"""
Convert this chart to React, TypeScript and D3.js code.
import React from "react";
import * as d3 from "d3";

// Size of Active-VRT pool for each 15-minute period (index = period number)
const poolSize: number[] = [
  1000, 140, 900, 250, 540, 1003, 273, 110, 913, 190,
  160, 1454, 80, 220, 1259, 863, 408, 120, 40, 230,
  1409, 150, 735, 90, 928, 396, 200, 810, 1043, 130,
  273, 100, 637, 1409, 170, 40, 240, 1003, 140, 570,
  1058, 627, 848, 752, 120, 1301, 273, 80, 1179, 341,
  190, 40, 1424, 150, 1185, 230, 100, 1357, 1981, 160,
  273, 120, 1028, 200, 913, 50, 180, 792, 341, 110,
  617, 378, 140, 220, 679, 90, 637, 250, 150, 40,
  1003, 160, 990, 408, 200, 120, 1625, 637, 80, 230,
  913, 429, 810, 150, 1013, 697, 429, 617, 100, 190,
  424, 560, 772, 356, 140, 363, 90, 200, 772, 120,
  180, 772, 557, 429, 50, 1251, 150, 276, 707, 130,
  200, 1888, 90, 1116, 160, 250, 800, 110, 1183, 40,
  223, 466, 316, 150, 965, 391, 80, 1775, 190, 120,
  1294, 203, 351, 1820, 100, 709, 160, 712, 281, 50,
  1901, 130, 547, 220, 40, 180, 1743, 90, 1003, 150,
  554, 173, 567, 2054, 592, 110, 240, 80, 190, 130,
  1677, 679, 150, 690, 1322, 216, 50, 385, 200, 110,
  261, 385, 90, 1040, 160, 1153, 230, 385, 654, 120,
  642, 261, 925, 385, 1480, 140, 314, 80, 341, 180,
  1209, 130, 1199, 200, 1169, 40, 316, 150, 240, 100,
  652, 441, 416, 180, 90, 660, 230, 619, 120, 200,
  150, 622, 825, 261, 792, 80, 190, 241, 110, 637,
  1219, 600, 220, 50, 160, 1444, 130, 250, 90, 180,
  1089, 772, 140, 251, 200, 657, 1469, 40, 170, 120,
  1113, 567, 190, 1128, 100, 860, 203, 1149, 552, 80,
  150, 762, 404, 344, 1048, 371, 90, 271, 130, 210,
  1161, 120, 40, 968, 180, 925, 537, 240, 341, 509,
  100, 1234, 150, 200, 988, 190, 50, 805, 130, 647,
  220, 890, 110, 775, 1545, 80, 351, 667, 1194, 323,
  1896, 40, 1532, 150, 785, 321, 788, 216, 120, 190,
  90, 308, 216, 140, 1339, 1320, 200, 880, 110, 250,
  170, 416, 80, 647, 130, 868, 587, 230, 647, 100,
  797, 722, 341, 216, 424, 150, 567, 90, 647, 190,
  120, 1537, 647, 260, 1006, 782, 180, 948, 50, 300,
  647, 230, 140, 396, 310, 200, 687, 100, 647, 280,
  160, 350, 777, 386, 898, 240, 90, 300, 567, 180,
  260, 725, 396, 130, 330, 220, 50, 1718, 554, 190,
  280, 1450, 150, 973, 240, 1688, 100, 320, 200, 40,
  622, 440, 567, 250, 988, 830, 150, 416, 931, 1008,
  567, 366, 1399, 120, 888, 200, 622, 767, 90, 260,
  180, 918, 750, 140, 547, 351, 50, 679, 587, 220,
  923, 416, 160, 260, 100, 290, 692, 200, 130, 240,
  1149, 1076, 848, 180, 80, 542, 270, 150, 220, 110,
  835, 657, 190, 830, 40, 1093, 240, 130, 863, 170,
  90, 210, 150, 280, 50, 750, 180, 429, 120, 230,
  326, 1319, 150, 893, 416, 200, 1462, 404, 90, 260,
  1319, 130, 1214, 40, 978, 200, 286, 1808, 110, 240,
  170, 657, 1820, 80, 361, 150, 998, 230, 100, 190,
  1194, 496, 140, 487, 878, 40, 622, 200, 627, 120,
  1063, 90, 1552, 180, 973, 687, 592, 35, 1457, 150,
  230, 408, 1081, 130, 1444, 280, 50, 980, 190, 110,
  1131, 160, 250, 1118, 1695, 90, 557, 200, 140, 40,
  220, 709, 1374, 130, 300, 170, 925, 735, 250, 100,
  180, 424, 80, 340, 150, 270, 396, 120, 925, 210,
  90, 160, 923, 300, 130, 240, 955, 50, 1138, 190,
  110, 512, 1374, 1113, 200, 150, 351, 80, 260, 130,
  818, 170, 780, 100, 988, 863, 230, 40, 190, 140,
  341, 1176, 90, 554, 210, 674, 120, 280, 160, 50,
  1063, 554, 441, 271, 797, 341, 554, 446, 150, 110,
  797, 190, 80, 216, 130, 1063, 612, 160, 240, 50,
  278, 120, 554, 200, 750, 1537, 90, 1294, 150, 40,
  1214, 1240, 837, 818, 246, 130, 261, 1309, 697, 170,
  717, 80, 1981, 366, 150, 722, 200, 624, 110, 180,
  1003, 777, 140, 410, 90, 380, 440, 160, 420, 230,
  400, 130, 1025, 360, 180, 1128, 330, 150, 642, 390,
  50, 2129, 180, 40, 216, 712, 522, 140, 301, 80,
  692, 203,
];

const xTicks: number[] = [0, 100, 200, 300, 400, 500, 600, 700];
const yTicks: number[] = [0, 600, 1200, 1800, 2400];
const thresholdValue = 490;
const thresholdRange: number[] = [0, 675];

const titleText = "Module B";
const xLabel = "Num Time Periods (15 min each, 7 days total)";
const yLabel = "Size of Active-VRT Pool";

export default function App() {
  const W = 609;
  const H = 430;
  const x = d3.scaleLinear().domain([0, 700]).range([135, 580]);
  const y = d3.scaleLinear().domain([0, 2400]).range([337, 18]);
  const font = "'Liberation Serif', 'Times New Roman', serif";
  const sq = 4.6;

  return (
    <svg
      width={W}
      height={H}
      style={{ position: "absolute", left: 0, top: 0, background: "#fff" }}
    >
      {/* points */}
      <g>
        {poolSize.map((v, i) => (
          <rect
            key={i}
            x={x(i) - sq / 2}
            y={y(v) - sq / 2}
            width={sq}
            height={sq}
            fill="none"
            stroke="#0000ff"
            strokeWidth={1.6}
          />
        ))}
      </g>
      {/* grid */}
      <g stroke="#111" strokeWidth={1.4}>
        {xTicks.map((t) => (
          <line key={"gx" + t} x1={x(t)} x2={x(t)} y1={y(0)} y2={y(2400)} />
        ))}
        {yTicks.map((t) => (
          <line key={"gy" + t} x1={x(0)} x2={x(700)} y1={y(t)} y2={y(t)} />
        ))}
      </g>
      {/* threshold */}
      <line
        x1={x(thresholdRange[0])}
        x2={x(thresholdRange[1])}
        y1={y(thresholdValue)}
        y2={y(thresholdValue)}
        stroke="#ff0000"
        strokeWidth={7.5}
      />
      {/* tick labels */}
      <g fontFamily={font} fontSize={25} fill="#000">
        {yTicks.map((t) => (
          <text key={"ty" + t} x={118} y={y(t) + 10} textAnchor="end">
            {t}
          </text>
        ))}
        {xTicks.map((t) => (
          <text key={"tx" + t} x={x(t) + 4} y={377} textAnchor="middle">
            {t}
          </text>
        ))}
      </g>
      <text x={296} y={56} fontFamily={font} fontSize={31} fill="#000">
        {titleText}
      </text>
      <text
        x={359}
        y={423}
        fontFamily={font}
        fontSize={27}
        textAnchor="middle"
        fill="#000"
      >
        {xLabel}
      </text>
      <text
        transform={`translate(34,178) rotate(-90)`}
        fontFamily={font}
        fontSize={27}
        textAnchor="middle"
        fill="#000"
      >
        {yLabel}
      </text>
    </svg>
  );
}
"""
__Task description__: Please write out exactly the lines from the start of the data through the line that contains "import * as", both ends included, and nothing else.

__Task solution__:
Convert this chart to React, TypeScript and D3.js code.
import React from "react";
import * as d3 from "d3";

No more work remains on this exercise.